More than two years ago, Chicago banned smoking in public buildings as part of the Chicago Clean Indoor Air Ordinance. Why then were my eyes burning from heavy cigarette smoke while innocently sitting in my office yesterday? I wasn’t the only one working late. The neighboring tenant, a commercial cleaning company, had their lights on and their cigarettes lit up.
When the smoke-free ordinance passed, all the smokers in the Chicagoland area did not disappear. It merely shifted the location of their activities. Most building owners stopped worrying about environmental tobacco smoke (ETS), checking it off their list of concerns. However, without a dedicated area for smoking, people may chose a location convenient for them and inconvenient for other occupants.
A very prominent LEED certified building in Chicago has only one place to smoke outside: under a sheet metal awning. But wait, that’s not an awning… that’s the outdoor air intake! Although the building is smoke free, it isn’t really smoke free.
A common site during the cold winter months is smokers huddling close to the entrances of buildings.

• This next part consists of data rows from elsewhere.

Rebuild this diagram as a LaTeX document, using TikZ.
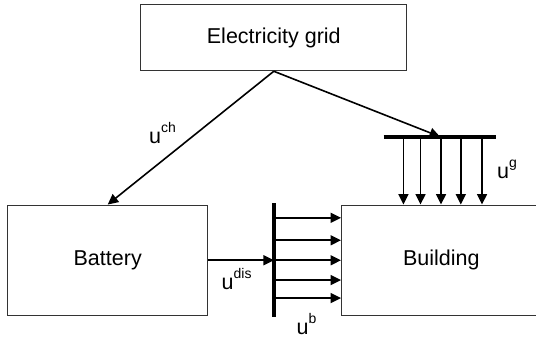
\documentclass[tikz,border=0pt]{standalone}
\usepackage{fontspec}
\setmainfont{Liberation Sans}
\usetikzlibrary{arrows.meta, positioning}
\newcommand{\supl}[1]{\raisebox{11pt}{\fontsize{14}{14}\selectfont #1}}

\begin{document}
\begin{tikzpicture}[x=1pt, y=1pt,
        box/.style={draw=black!80, line width=1.1pt, inner sep=0pt, font=\fontsize{21.5}{26}\selectfont},
        flow/.style={line width=1.6pt, -{Triangle[length=10.5pt, width=10pt]}},
        bar/.style={line width=3.6pt},
        lbl/.style={anchor=base west, inner sep=0pt, font=\fontsize{21.5}{26}\selectfont}]
        \useasboundingbox (0,0) rectangle (536,-341);
        \node[box, minimum width=266pt, minimum height=66.4pt] (grid) at (273.8,-37.5) {Electricity grid};
        \node[box, minimum width=199.6pt, minimum height=110.3pt, below=133.3pt of grid, xshift=-166.1pt] (battery) {Battery};
        \node[box, minimum width=199.5pt, minimum height=110.3pt, right=133pt of battery] (building) {Building};

        \coordinate (gbar) at (440,-136.7);
        \coordinate[right=65.9pt of battery.east] (bbar);
        \draw[bar] ([xshift=-56.4pt]gbar) -- ([xshift=56.4pt]gbar);
        \draw[bar] ([yshift=56.9pt]bbar) -- ([yshift=-56.3pt]bbar);

        \draw[flow] (grid.south) -- (battery.north);
        \draw[flow] (grid.south) -- (gbar);
        \draw[flow] (battery.east) -- (bbar);
        \foreach \dx in {-36.6,-19.5,1,20.8,42}
            \draw[flow] ([xshift=\dx pt]gbar) -- ([xshift=\dx pt]gbar |- building.north);
        \foreach \dy in {42.4,20,0,-19.8,-37.8}
            \draw[flow] ([yshift=\dy pt]bbar) -- ([yshift=\dy pt]bbar -| building.west);

        \node[lbl] (uch) at (149,-143.3) {u\supl{ch}};
        \node[lbl] (ug) at (497,-178.3) {u\supl{g}};
        \node[lbl] (udis) at (221.5,-289.3) {u\supl{dis}};
        \node[lbl] (ub) at (296.5,-334) {u\supl{b}};
\end{tikzpicture}
\end{document}
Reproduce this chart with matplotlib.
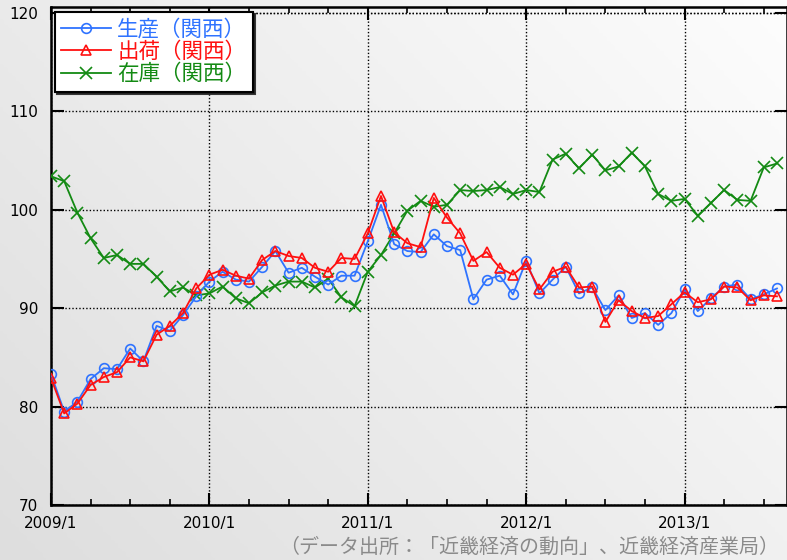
import numpy as np
import matplotlib
matplotlib.use("Agg")
import matplotlib.pyplot as plt
from matplotlib.ticker import MultipleLocator, FixedLocator

# ---- data (monthly, 2009/1 .. 2013/8) ----
production = [
    83.3, 79.5, 80.5, 82.8, 83.9, 83.8, 85.9, 84.6, 88.2, 87.7, 89.3, 91.2,
    92.7, 93.7, 92.9, 92.7, 94.2, 95.8, 93.6, 94.1, 93.2, 92.4, 93.3, 93.3,
    96.8, 100.5, 96.5, 95.8, 95.7, 97.5, 96.3, 95.9, 90.9, 92.9, 93.3, 91.4,
    94.8, 91.5, 92.9, 94.2, 91.5, 92.1, 89.8, 91.3, 89.0, 89.5, 88.3, 89.5,
    91.9, 89.7, 91.0, 92.2, 92.4, 90.9, 91.4, 92.0,
]
shipments = [
    82.9, 79.3, 80.3, 82.2, 83.0, 83.5, 85.0, 84.6, 87.3, 88.2, 89.5, 92.0,
    93.4, 93.9, 93.3, 93.0, 94.9, 95.8, 95.3, 95.1, 94.1, 93.7, 95.1, 95.0,
    97.6, 101.4, 97.7, 96.6, 96.2, 101.2, 99.2, 97.6, 94.8, 95.7, 94.1, 93.4,
    94.5, 91.9, 93.7, 94.2, 92.1, 92.2, 88.6, 90.8, 89.7, 89.0, 89.2, 90.4,
    91.6, 90.6, 90.9, 92.2, 92.1, 90.8, 91.3, 91.2,
]
inventory = [
    103.4, 102.9, 99.7, 97.1, 95.1, 95.4, 94.5, 94.5, 93.2, 91.7, 92.1, 91.3,
    91.5, 92.2, 91.0, 90.5, 91.6, 92.3, 92.7, 92.7, 92.1, 93.0, 91.1, 90.2,
    93.7, 95.4, 97.6, 99.9, 100.9, 100.3, 100.5, 102.0, 101.9, 102.0, 102.3, 101.6,
    102.0, 101.8, 105.1, 105.7, 104.2, 105.6, 104.0, 104.4, 105.8, 104.4, 101.6, 100.9,
    101.1, 99.4, 100.7, 102.0, 101.0, 100.9, 104.3, 104.7,
]
series_labels = ["生産（関西）", "出荷（関西）", "在庫（関西）"]
year_tick_labels = ["2009/1", "2010/1", "2011/1", "2012/1", "2013/1"]
y_ticks = [70, 80, 90, 100, 110, 120]
source_text = "（データ出所：「近畿経済の動向」、近畿経済産業局）"

months = np.arange(len(production))

fig = plt.figure(figsize=(7.87, 5.6), dpi=100)

# background gradient
bg = fig.add_axes([0, 0, 1, 1], zorder=-10)
gx, gy = np.meshgrid(np.linspace(0, 1, 200), np.linspace(0, 1, 200))
grad = 0.6 * gx + 0.4 * gy
bg.imshow(grad, cmap=matplotlib.colors.LinearSegmentedColormap.from_list(
    "g", ["#dedede", "#fdfdfd"]), extent=[0, 1, 0, 1], origin="lower",
    aspect="auto")
bg.set_axis_off()

ax = fig.add_axes([51 / 787, 55 / 560, 736 / 787, 498 / 560])
ax.set_facecolor("none")

blue = "#2f73ff"
red = "#ff1010"
green = "#138a13"

ax.plot(months, inventory, color=green, lw=1.3, marker="x", ms=8, mew=1.2,
        label=series_labels[2], zorder=3)
ax.plot(months, production, color=blue, lw=1.3, marker="o", ms=7, mew=1.2,
        mfc="none", label=series_labels[0], zorder=4)
ax.plot(months, shipments, color=red, lw=1.3, marker="^", ms=7, mew=1.2,
        mfc="none", label=series_labels[1], zorder=5)

ax.set_xlim(0, 55.76)
ax.set_ylim(70, 120.6)

ax.xaxis.set_major_locator(FixedLocator([0, 12, 24, 36, 48]))
ax.xaxis.set_minor_locator(MultipleLocator(3))
ax.set_xticklabels(year_tick_labels)
ax.set_yticks(y_ticks)

ax.tick_params(axis="both", which="major", direction="in", length=9, width=1.5,
               top=True, right=True, labelsize=10.5, colors="black")
ax.tick_params(axis="both", which="minor", direction="in", length=4, width=1.2,
               top=True, right=True)
ax.tick_params(axis="x", pad=8)
ax.tick_params(axis="y", pad=9)
for lab in ax.get_xticklabels() + ax.get_yticklabels():
    lab.set_family(["Liberation Sans Narrow", "DejaVu Sans"])
    lab.set_fontsize(11)

for s in ax.spines.values():
    s.set_linewidth(1.8)
    s.set_color("black")

ax.grid(True, which="major", color="black", lw=1.0, linestyle=(0, (1, 1.5)))
ax.axhline(120, color="black", lw=1.0, linestyle=(0, (1, 1.5)), zorder=2)

handles, labels = ax.get_legend_handles_labels()
order = [1, 2, 0]
leg = ax.legend([handles[i] for i in order], [labels[i] for i in order],
                loc="upper left", bbox_to_anchor=(0.005, 0.99),
                borderaxespad=0, fancybox=False, framealpha=1,
                edgecolor="black", handlelength=2.3, handletextpad=0.3,
                borderpad=0.3, labelspacing=0.02,
                prop={"family": ["Noto Sans CJK JP", "DejaVu Sans"], "size": 15.5},
                shadow={"color": "#222222", "alpha": 0.9, "ox": 1.5, "oy": -1.5})
leg.get_frame().set_linewidth(1.5)
for txt, c in zip(leg.get_texts(), [blue, red, green]):
    txt.set_color(c)

fig.text(279 / 787, 1 - 547 / 560, source_text, ha="left", va="center",
         fontsize=14.4, color="#8a8a8a",
         family=["Noto Sans CJK JP", "DejaVu Sans"])

fig.savefig("out.png", dpi=100)
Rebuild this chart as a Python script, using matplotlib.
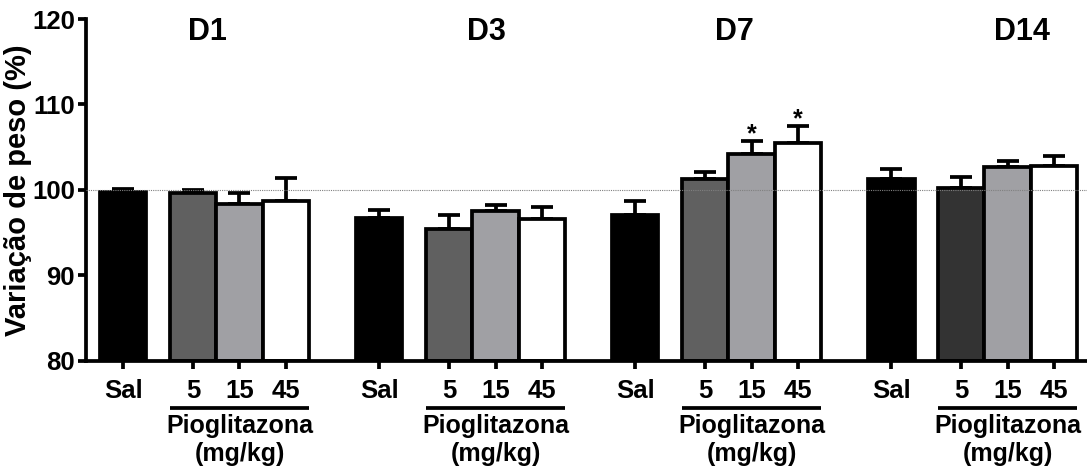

As people enter and exit the building, the doors often act like a piston pulling smoke into the lobby.
Here is my message to building owners: don’t badger tenants about the health risks of smoking and ETS. Create an attractive area outdoors, away from the building, where people can enjoy a smoke. They’ll be happy and their non-smoking coworkers will be happy too.
Until our building chooses to upgrade the patch of pavement out front where most smoking occurs, I’ll be sending more letters to the property manager.